*Written task*:
Leave out the pictures, and return only the lines running from the one that contains "Give me the" to the one that contains "YAxis, CartesianGrid, Legend", both included, exactly as they appear.

*Material supplied*:
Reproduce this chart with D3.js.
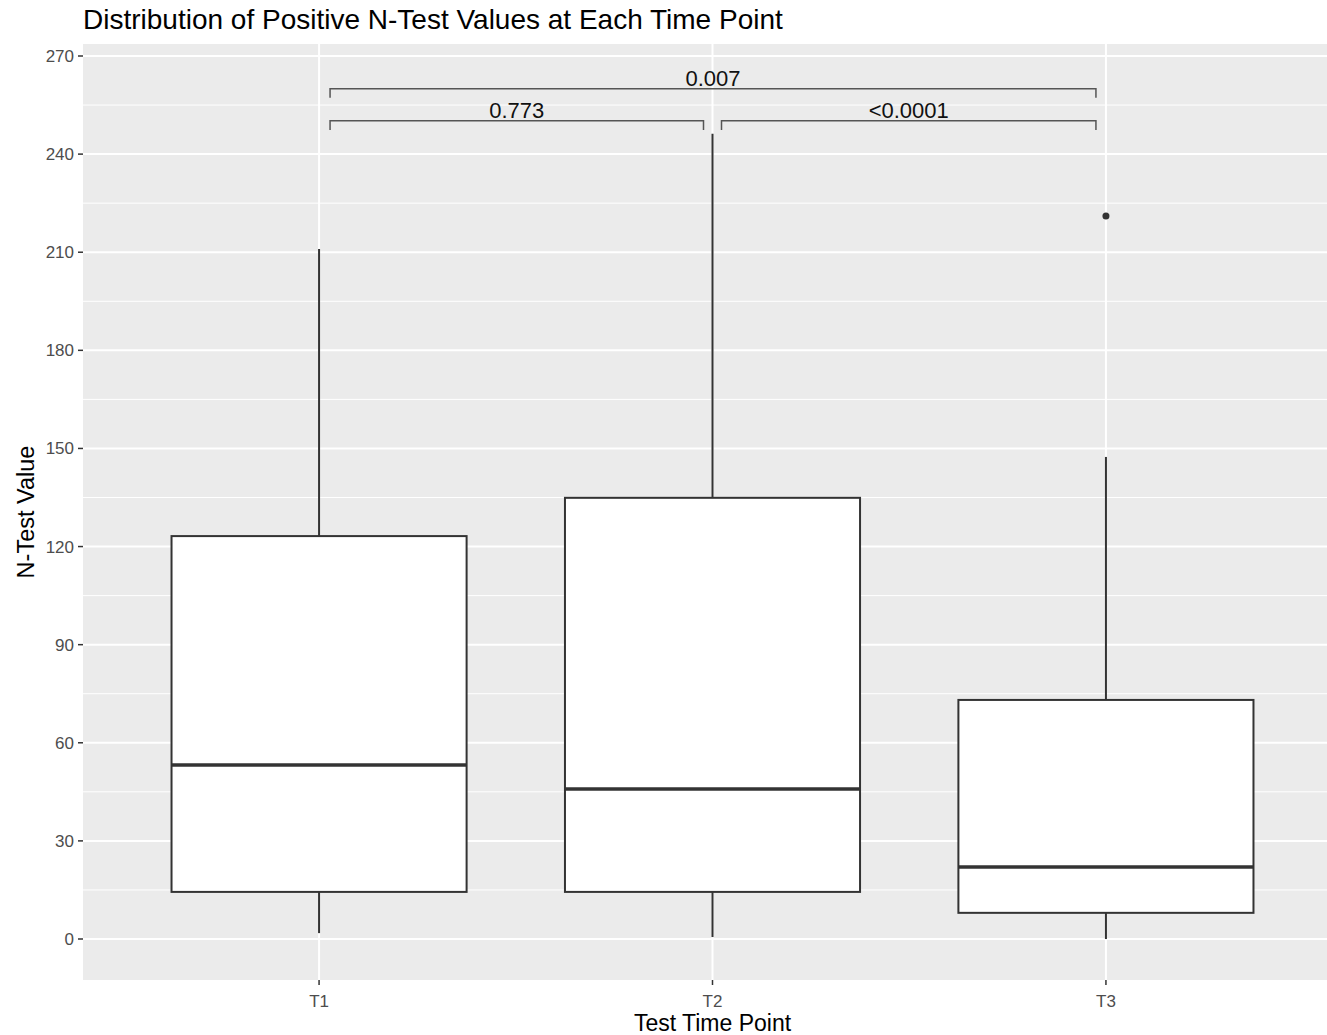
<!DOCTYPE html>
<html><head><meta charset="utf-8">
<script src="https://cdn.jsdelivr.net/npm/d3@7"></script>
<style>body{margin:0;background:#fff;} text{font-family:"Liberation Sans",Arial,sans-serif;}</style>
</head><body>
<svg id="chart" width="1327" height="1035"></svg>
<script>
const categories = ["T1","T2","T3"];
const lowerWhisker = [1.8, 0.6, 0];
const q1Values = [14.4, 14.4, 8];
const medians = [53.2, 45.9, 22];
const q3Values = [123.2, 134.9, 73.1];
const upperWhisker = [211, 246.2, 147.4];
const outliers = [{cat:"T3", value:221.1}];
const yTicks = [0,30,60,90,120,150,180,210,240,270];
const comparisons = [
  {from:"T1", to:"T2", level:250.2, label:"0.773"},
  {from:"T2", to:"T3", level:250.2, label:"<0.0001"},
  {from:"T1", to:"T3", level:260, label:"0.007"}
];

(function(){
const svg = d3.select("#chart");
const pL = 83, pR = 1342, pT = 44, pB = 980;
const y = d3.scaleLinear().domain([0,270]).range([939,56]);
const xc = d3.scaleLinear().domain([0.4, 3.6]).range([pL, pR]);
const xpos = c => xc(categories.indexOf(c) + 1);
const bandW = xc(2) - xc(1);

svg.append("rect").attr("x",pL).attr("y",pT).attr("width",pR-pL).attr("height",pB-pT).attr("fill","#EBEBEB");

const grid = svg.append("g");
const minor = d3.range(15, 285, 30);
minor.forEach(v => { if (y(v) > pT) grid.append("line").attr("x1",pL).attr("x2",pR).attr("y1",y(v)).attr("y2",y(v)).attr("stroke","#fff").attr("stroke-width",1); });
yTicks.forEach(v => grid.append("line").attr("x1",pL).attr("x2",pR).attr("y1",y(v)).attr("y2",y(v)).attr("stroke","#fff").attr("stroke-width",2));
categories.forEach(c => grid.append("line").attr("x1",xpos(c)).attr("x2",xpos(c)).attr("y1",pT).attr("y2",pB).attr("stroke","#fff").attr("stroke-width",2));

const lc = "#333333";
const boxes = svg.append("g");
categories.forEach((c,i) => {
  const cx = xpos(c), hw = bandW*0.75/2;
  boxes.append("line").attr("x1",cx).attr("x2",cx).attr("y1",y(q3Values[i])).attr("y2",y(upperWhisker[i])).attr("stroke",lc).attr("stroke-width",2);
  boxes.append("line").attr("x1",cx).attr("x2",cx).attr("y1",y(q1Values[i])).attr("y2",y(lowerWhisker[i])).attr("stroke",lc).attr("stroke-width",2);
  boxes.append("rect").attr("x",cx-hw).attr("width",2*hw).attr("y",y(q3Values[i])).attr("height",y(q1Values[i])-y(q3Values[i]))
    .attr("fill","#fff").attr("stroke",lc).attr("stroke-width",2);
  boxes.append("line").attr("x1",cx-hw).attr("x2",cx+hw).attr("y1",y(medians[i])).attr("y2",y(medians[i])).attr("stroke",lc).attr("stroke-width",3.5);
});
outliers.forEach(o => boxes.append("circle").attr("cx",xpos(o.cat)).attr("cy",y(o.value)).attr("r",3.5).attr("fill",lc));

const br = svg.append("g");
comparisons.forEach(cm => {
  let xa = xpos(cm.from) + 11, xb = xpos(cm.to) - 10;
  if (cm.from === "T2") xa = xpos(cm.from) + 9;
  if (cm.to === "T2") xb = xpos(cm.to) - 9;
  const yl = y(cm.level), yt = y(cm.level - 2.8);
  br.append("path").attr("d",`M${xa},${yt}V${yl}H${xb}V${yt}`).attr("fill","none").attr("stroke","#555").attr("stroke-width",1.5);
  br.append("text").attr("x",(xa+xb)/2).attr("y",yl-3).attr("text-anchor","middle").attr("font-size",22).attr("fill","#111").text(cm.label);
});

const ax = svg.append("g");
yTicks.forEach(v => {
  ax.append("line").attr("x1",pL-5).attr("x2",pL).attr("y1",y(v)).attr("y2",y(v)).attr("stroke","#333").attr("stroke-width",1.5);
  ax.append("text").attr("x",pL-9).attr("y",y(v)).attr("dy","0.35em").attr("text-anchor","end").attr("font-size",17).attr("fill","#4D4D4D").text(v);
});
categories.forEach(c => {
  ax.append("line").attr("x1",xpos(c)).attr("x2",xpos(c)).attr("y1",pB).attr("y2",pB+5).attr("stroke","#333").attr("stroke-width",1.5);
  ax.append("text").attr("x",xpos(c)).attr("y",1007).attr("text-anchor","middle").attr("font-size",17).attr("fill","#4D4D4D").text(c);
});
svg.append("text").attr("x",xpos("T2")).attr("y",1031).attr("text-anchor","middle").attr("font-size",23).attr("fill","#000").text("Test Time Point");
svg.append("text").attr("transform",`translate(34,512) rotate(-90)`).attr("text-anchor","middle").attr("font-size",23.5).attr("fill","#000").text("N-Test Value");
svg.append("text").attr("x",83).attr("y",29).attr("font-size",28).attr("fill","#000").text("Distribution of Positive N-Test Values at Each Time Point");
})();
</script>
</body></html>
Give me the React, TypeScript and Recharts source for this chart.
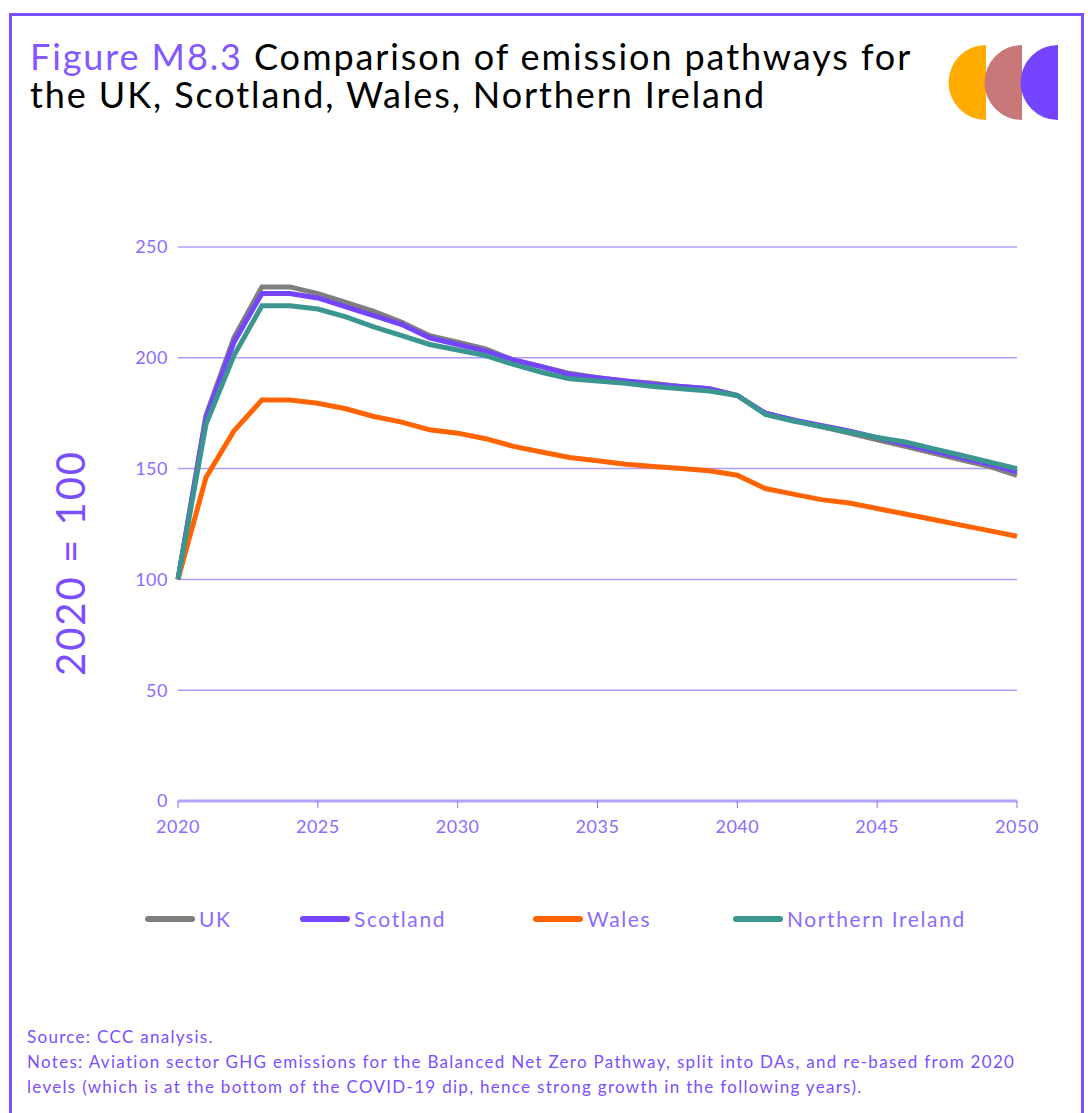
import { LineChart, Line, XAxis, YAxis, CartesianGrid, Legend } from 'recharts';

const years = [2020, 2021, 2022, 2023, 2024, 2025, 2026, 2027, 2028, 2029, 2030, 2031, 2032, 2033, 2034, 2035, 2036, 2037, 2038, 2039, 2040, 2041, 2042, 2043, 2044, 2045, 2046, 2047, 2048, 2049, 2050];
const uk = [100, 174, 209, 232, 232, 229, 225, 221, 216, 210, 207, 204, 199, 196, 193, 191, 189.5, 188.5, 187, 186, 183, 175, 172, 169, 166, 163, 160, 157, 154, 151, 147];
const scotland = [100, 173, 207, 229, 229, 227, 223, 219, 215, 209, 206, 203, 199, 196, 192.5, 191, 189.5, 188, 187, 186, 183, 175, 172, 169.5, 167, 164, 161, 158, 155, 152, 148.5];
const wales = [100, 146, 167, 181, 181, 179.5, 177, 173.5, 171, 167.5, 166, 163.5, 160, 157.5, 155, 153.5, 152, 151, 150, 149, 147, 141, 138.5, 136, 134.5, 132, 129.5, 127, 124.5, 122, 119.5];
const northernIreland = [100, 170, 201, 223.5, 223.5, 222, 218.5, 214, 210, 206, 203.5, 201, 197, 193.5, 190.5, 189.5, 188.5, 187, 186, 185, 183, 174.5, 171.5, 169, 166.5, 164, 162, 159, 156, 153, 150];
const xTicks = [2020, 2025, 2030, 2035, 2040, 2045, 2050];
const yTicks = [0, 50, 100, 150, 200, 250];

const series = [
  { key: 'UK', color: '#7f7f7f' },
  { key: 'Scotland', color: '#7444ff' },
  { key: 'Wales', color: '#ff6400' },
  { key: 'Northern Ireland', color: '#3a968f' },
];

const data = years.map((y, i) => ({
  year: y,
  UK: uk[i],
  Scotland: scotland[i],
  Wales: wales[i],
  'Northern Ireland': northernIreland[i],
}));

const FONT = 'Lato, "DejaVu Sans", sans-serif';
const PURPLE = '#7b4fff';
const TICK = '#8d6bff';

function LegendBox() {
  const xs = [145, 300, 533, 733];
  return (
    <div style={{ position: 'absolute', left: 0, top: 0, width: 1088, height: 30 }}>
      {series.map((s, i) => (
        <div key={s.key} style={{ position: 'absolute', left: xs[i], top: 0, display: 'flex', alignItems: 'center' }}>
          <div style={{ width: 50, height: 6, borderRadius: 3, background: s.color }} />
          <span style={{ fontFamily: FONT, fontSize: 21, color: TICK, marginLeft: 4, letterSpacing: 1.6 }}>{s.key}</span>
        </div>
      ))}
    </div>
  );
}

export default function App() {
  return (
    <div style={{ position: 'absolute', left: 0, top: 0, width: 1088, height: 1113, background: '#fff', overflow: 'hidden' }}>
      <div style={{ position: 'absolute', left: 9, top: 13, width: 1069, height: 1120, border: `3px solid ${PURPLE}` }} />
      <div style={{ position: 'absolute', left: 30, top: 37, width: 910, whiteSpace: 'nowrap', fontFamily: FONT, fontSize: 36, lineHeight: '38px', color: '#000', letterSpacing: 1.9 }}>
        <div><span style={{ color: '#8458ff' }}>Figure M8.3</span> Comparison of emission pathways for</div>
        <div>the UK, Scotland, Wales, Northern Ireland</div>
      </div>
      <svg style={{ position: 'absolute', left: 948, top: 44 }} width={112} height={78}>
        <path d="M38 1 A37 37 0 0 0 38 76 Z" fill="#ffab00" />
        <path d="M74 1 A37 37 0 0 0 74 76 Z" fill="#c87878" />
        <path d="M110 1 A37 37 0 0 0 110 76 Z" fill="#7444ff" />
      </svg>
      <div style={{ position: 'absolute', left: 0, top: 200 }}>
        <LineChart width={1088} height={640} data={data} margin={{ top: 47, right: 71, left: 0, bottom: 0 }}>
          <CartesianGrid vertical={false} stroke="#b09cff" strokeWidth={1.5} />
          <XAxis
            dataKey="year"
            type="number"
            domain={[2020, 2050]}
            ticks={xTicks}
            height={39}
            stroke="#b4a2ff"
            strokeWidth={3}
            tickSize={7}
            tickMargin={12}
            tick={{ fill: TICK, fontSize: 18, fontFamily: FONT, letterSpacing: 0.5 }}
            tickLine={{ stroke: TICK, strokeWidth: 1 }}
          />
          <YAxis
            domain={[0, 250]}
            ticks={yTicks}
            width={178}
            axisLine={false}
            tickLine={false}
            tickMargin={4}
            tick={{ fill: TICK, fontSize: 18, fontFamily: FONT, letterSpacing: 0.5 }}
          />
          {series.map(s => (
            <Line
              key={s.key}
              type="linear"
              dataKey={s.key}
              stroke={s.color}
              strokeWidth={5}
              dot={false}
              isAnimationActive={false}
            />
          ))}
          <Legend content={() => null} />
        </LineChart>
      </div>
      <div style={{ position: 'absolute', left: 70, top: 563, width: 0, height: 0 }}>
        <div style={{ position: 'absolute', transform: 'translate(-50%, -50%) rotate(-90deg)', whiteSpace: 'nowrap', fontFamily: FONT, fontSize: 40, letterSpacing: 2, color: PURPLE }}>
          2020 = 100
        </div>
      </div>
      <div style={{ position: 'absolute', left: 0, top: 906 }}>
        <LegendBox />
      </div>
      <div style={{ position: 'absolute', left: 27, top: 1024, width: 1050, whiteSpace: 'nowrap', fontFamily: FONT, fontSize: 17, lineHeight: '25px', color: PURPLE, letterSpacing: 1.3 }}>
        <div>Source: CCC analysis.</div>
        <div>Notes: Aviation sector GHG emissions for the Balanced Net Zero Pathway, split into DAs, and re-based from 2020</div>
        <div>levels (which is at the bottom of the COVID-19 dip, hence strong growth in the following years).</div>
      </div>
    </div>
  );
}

*Solution*:
Give me the React, TypeScript and Recharts source for this chart.
import { LineChart, Line, XAxis, YAxis, CartesianGrid, Legend } from 'recharts';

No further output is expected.